Figure scripts

[START]

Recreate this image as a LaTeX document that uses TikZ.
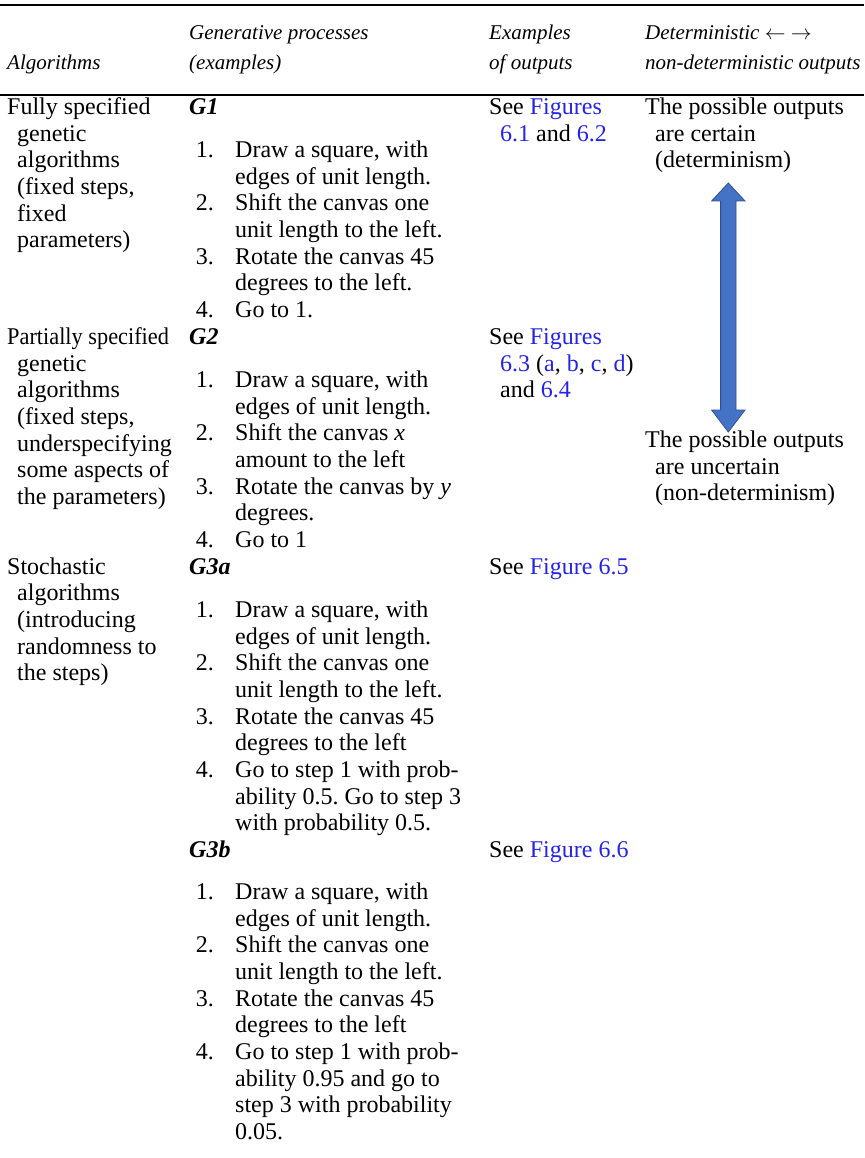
\documentclass[tikz,border=0pt]{standalone}
\usepackage{fontspec}
\usepackage{graphicx}
\setmainfont{Liberation Serif}
\definecolor{linkblue}{RGB}{35,35,235}
\definecolor{arrowfill}{RGB}{68,114,196}
\definecolor{arrowedge}{RGB}{47,82,143}
\newcommand{\lnk}[1]{\textcolor{linkblue}{#1}}
\frenchspacing
\begin{document}
\begin{tikzpicture}[x=1pt,y=-1pt,
  txt/.style={anchor=mid west, inner sep=0pt, font=\fontsize{24}{27}\selectfont},
  hdr/.style={anchor=mid west, inner sep=0pt, font=\fontsize{21}{24}\selectfont\itshape},
  num/.style={anchor=mid east, inner sep=0pt, font=\fontsize{24}{27}\selectfont},
  glabel/.style={anchor=mid west, inner sep=0pt, font=\fontsize{24}{27}\selectfont\bfseries\itshape},
  tablerule/.style={line width=#1, black}]
\useasboundingbox (0,0) rectangle (864,1158);

% rules
\draw[tablerule=2.2pt] (0,5) -- (864,5);
\draw[tablerule=1.6pt] (0,95) -- (864,95);

% header
\node[hdr] (h2a) at (189,37) {Generative processes};
\node[hdr] (h2b) at (189,67) {(examples)};
\node[hdr] (h1)  at (7,67) {Algorithms};
\node[hdr] (h3a) at (489,37) {Examples};
\node[hdr] (h3b) at (489,67) {of outputs};
\node[hdr] (h4a) at (645,37) {Deterministic $\leftarrow$ $\rightarrow$};
\node[hdr] (h4b) at (645,67) {non-deterministic outputs};

% ---------- row 1
\node[txt] (a1) at (7,112) {Fully specified};
\node[txt] (a2) at (17,139) {genetic};
\node[txt] (a3) at (17,165) {algorithms};
\node[txt] (a4) at (17,192) {(fixed steps,};
\node[txt] (a5) at (17,219) {fixed};
\node[txt] (a6) at (17,245) {parameters)};

\node[glabel] (g1) at (189,112) {G1};
\node[num] (g1n1) at (214,155) {1.};
\node[txt] (g1t1) at (235,155) {Draw a square, with};
\node[txt] (g1t1b) at (235,182) {edges of unit length.};
\node[num] (g1n2) at (214,208) {2.};
\node[txt] (g1t2) at (235,208) {Shift the canvas one};
\node[txt] (g1t2b) at (235,235) {unit length to the left.};
\node[num] (g1n3) at (214,262) {3.};
\node[txt] (g1t3) at (235,262) {Rotate the canvas 45};
\node[txt] (g1t3b) at (235,288) {degrees to the left.};
\node[num] (g1n4) at (214,315) {4.};
\node[txt] (g1t4) at (235,315) {Go to 1.};

\node[txt] (e1) at (489,112) {See \lnk{Figures}};
\node[txt] (e1b) at (500,139) {\lnk{6.1} and \lnk{6.2}};

\node[txt] (d1) at (645,112) {The possible outputs};
\node[txt] (d1b) at (655,139) {are certain};
\node[txt] (d1c) at (655,165) {(determinism)};

% ---------- row 2
\node[txt] (b1) at (7,342) {\scalebox{0.93}[1]{Partially specified}};
\node[txt] (b2) at (17,369) {genetic};
\node[txt] (b3) at (17,395) {algorithms};
\node[txt] (b4) at (17,422) {(fixed steps,};
\node[txt] (b5) at (17,449) {underspecifying};
\node[txt] (b6) at (17,475) {some aspects of};
\node[txt] (b7) at (17,502) {the parameters)};

\node[glabel] (g2) at (189,342) {G2};
\node[num] (g2n1) at (214,385) {1.};
\node[txt] (g2t1) at (235,385) {Draw a square, with};
\node[txt] (g2t1b) at (235,412) {edges of unit length.};
\node[num] (g2n2) at (214,438) {2.};
\node[txt] (g2t2) at (235,438) {Shift the canvas \textit{x}};
\node[txt] (g2t2b) at (235,465) {amount to the left};
\node[num] (g2n3) at (214,492) {3.};
\node[txt] (g2t3) at (235,492) {Rotate the canvas by \textit{y}};
\node[txt] (g2t3b) at (235,518) {degrees.};
\node[num] (g2n4) at (214,545) {4.};
\node[txt] (g2t4) at (235,545) {Go to 1};

\node[txt] (e2) at (489,342) {See \lnk{Figures}};
\node[txt] (e2b) at (500,369) {\lnk{6.3} (\lnk{a}, \lnk{b}, \lnk{c}, \lnk{d})};
\node[txt] (e2c) at (500,395) {and \lnk{6.4}};

\node[txt] (d2) at (645,445) {The possible outputs};
\node[txt] (d2b) at (655,472) {are uncertain};
\node[txt] (d2c) at (655,498) {(non-determinism)};

% double arrow
\filldraw[fill=arrowfill, draw=arrowedge, line width=0.8pt, line join=miter]
  (728.3,183) -- (745,201) -- (736,201) -- (736,410) -- (745,410) -- (728.3,432)
  -- (711.6,410) -- (720.6,410) -- (720.6,201) -- (711.6,201) -- cycle;

% ---------- row 3
\node[txt] (c1) at (7,572) {Stochastic};
\node[txt] (c2) at (17,598) {algorithms};
\node[txt] (c3) at (17,625) {(introducing};
\node[txt] (c4) at (17,652) {randomness to};
\node[txt] (c5) at (17,678) {the steps)};

\node[glabel] (g3a) at (189,572) {G3a};
\node[num] (g3an1) at (214,615) {1.};
\node[txt] (g3at1) at (235,615) {Draw a square, with};
\node[txt] (g3at1b) at (235,642) {edges of unit length.};
\node[num] (g3an2) at (214,668) {2.};
\node[txt] (g3at2) at (235,668) {Shift the canvas one};
\node[txt] (g3at2b) at (235,695) {unit length to the left.};
\node[num] (g3an3) at (214,722) {3.};
\node[txt] (g3at3) at (235,722) {Rotate the canvas 45};
\node[txt] (g3at3b) at (235,748) {degrees to the left};
\node[num] (g3an4) at (214,775) {4.};
\node[txt] (g3at4) at (235,775) {Go to step 1 with prob-};
\node[txt] (g3at4b) at (235,802) {ability 0.5. Go to step 3};
\node[txt] (g3at4c) at (235,828) {with probability 0.5.};

\node[txt] (e3) at (489,572) {See \lnk{Figure 6.5}};

\node[glabel] (g3b) at (189,855) {G3b};
\node[num] (g3bn1) at (214,897) {1.};
\node[txt] (g3bt1) at (235,897) {Draw a square, with};
\node[txt] (g3bt1b) at (235,924) {edges of unit length.};
\node[num] (g3bn2) at (214,950) {2.};
\node[txt] (g3bt2) at (235,950) {Shift the canvas one};
\node[txt] (g3bt2b) at (235,977) {unit length to the left.};
\node[num] (g3bn3) at (214,1004) {3.};
\node[txt] (g3bt3) at (235,1004) {Rotate the canvas 45};
\node[txt] (g3bt3b) at (235,1030) {degrees to the left};
\node[num] (g3bn4) at (214,1057) {4.};
\node[txt] (g3bt4) at (235,1057) {Go to step 1 with prob-};
\node[txt] (g3bt4b) at (235,1084) {ability 0.95 and go to};
\node[txt] (g3bt4c) at (235,1110) {step 3 with probability};
\node[txt] (g3bt4d) at (235,1137) {0.05.};

\node[txt] (e4) at (489,855) {See \lnk{Figure 6.6}};
\end{tikzpicture}
\end{document}
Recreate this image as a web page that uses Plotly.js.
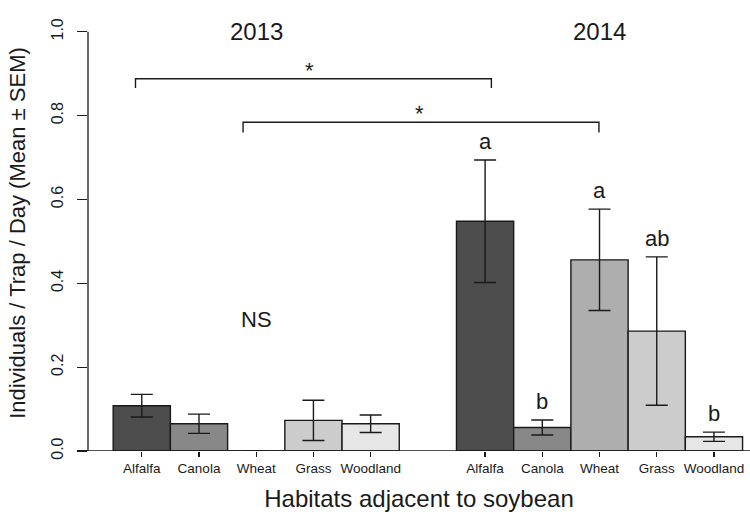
<!DOCTYPE html>
<html>
<head>
<meta charset="utf-8">
<script src="https://cdn.plot.ly/plotly-3.0.1.min.js"></script>
<style>html,body{margin:0;padding:0;background:#fff;}#chart{width:750px;height:524px;}</style>
</head>
<body>
<div id="chart"></div>
<script>
// ---- data ----
const habitats = ['Alfalfa', 'Canola', 'Wheat', 'Grass', 'Woodland'];
const years = ['2013', '2014'];
const mean2013 = [0.108, 0.065, 0.0, 0.073, 0.065];
const sem2013 = [0.027, 0.023, null, 0.048, 0.021];
const mean2014 = [0.548, 0.056, 0.456, 0.286, 0.034];
const sem2014 = [0.146, 0.018, 0.121, 0.177, 0.011];
const letters2014 = ['a', 'b', 'a', 'ab', 'b'];
const barColors = ['#4D4D4D', '#888888', '#AEAEAE', '#CCCCCC', '#E6E6E6'];

// bar positions (R barplot, beside=TRUE, space=c(0,1))
const pos2013 = habitats.map((h, i) => 1.5 + i);
const pos2014 = habitats.map((h, i) => 7.5 + i);

const FONT = 'Liberation Sans, Arial, sans-serif';
const INK = '#1a1a1a';

function barTrace(x, y, err, name) {
  return {
    type: 'bar', x: x, y: y, name: name, width: 1,
    marker: {color: barColors, line: {color: INK, width: 1.4}},
    error_y: {type: 'data', array: err, visible: true, color: INK, thickness: 1.4, width: 11},
    showlegend: false, hoverinfo: 'x+y'
  };
}

const data = [
  barTrace(pos2013, mean2013, sem2013, years[0]),
  barTrace(pos2014, mean2014, sem2014, years[1])
];

const annotations = [];
letters2014.forEach((l, i) => {
  annotations.push({x: pos2014[i], y: mean2014[i] + sem2014[i], xref: 'x', yref: 'y',
    text: l, showarrow: false, yanchor: 'bottom', yshift: 4,
    font: {family: FONT, size: 22, color: INK}});
});
annotations.push({x: 3.5, y: 1.0, xref: 'x', yref: 'y', text: years[0], showarrow: false,
  yanchor: 'middle', font: {family: FONT, size: 24, color: INK}});
annotations.push({x: 9.5, y: 1.0, xref: 'x', yref: 'y', text: years[1], showarrow: false,
  yanchor: 'middle', font: {family: FONT, size: 24, color: INK}});
annotations.push({x: 3.5, y: 0.313, xref: 'x', yref: 'y', text: 'NS', showarrow: false,
  yanchor: 'middle', font: {family: FONT, size: 22, color: INK}});
annotations.push({x: 4.43, y: 0.888, xref: 'x', yref: 'y', text: '*', showarrow: false,
  yanchor: 'bottom', yshift: -6, font: {family: FONT, size: 22, color: INK}});
annotations.push({x: 6.35, y: 0.784, xref: 'x', yref: 'y', text: '*', showarrow: false,
  yanchor: 'bottom', yshift: -6, font: {family: FONT, size: 22, color: INK}});

function bracket(x0, x1, yTop, yLeg) {
  return {type: 'path', xref: 'x', yref: 'y',
    path: `M ${x0},${yLeg} L ${x0},${yTop} L ${x1},${yTop} L ${x1},${yLeg}`,
    line: {color: INK, width: 1.4}};
}

const shapes = [
  bracket(1.39, 7.61, 0.888, 0.866),
  bracket(3.27, 9.49, 0.784, 0.760),
  // x axis baseline (extends slightly left of the y axis)
  {type: 'line', xref: 'paper', yref: 'y', x0: -0.0166, x1: 1, y0: 0, y1: 0,
    line: {color: INK, width: 1.3}},
  // y axis line from 0 to 1
  {type: 'line', xref: 'paper', yref: 'y', x0: 0, x1: 0, y0: 0, y1: 1,
    line: {color: INK, width: 1.3}}
];

const layout = {
  width: 750, height: 524,
  margin: {l: 88, r: 0, t: 15, b: 73, pad: 0},
  paper_bgcolor: '#ffffff', plot_bgcolor: '#ffffff',
  font: {family: FONT, color: INK},
  barmode: 'overlay',
  xaxis: {
    range: [0.56, 12.13], showgrid: false, zeroline: false, showline: false,
    tickmode: 'array', tickvals: pos2013.concat(pos2014), ticktext: habitats.concat(habitats),
    ticks: 'outside', ticklen: 5, tickwidth: 1.2, tickcolor: INK,
    tickfont: {family: FONT, size: 13.5, color: INK},
    title: {text: 'Habitats adjacent to soybean', font: {family: FONT, size: 24, color: INK}, standoff: 14}
  },
  yaxis: {
    range: [0, 1.04], showgrid: false, zeroline: false, showline: false,
    tickmode: 'array', tickvals: [0, 0.2, 0.4, 0.6, 0.8, 1.0],
    ticktext: ['0.0', '0.2', '0.4', '0.6', '0.8', '1.0'],
    tickangle: -90, ticklabelstandoff: 8,
    ticks: 'outside', ticklen: 10, tickwidth: 1.2, tickcolor: INK,
    tickfont: {family: FONT, size: 16, color: INK},
    title: {text: 'Individuals / Trap / Day (Mean ± SEM)', font: {family: FONT, size: 22, color: INK}, standoff: 16}
  },
  annotations: annotations,
  shapes: shapes
};

Plotly.newPlot('chart', data, layout, {displayModeBar: false, staticPlot: true});
</script>
</body>
</html>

[END]

*What the task asks*
Only lines belong in the copy: transcribe those from the start of the data through the line that contains "(0,0) rectangle (864,1158);", and skip the pictures.

*Exercise answer*
Recreate this image as a LaTeX document that uses TikZ.
\documentclass[tikz,border=0pt]{standalone}
\usepackage{fontspec}
\usepackage{graphicx}
\setmainfont{Liberation Serif}
\definecolor{linkblue}{RGB}{35,35,235}
\definecolor{arrowfill}{RGB}{68,114,196}
\definecolor{arrowedge}{RGB}{47,82,143}
\newcommand{\lnk}[1]{\textcolor{linkblue}{#1}}
\frenchspacing
\begin{document}
\begin{tikzpicture}[x=1pt,y=-1pt,
  txt/.style={anchor=mid west, inner sep=0pt, font=\fontsize{24}{27}\selectfont},
  hdr/.style={anchor=mid west, inner sep=0pt, font=\fontsize{21}{24}\selectfont\itshape},
  num/.style={anchor=mid east, inner sep=0pt, font=\fontsize{24}{27}\selectfont},
  glabel/.style={anchor=mid west, inner sep=0pt, font=\fontsize{24}{27}\selectfont\bfseries\itshape},
  tablerule/.style={line width=#1, black}]
\useasboundingbox (0,0) rectangle (864,1158);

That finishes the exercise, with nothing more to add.